167 Seiten, Dissertation Universität Köln (2012), Softcover, A5

Zusammenfassung / Abstract

This thesis is based on the new development of Green Nanochemistry to synthesize, functionalize and explore the potential applications of engineered metal oxide nanoparticles (EMONs). The preparation of EMONs with desired sizes, coatings and properties was precisely controlled by Nanochemistry approaches; at the same time the concepts of Green Chemistry were applied in the whole process to reduce raw materials, energy, hazard, risk, cost and waste. By applying the principle of Green Nanochemistry, SnO2 quantum dots (QDs) and Fe3O4 nanoparticles (NPs) with different coatings have been successfully prepared. Their potential applications have also been studied.

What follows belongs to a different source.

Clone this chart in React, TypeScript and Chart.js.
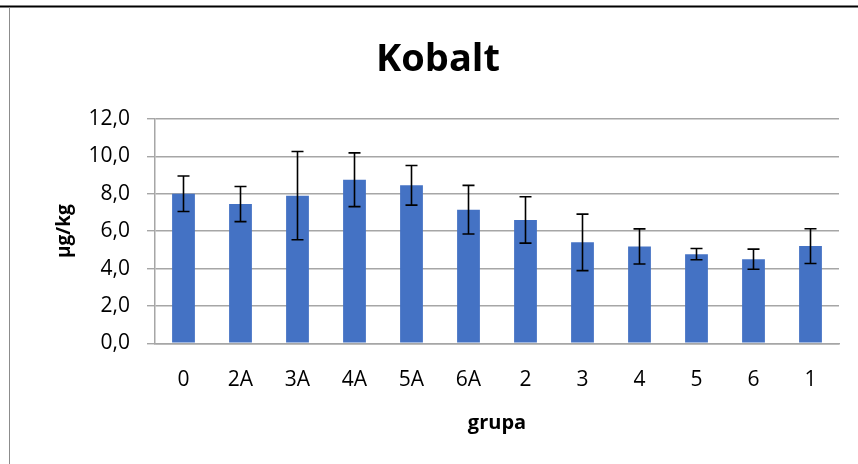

SnO2 QDs with a narrow size distribution (4.3 ±0.7 nm) were achieved by directly decomposition of SnIV(OtBu)4 precursor in an ionic liquid ([BMIM]BF4) under microwave irradiation. The microwave-assisted method especially combined with ionic liquid exhibited high efficiency, which led to the formation of highly crystalline SnO2 QDs within a minute. Due to the surface adsorption of the ionic liquid, the prepared SnO2 QDs could be redispersed in water, and sequentially the suspension was used as an ink for ink-jet printing applications. A gas sensor was fabricated by ink-jet printing of SnO2 QDs ink over an electrode on a silicon clip. The printed sensor showed a fast response and a high selectivity toward ethanol compared to other gases such as CH4, NH3 and CO. These results implied that the water-based transparent SnO2 QDs suspension has a promising application potential for directly writing gas sensors and other semiconductor devices. Fe3O4 nanoparticles were also prepared under microwave irradiation by decomposition of [FeIII(OtBu)3]2 precursor in tetraethylene glycol (TEG).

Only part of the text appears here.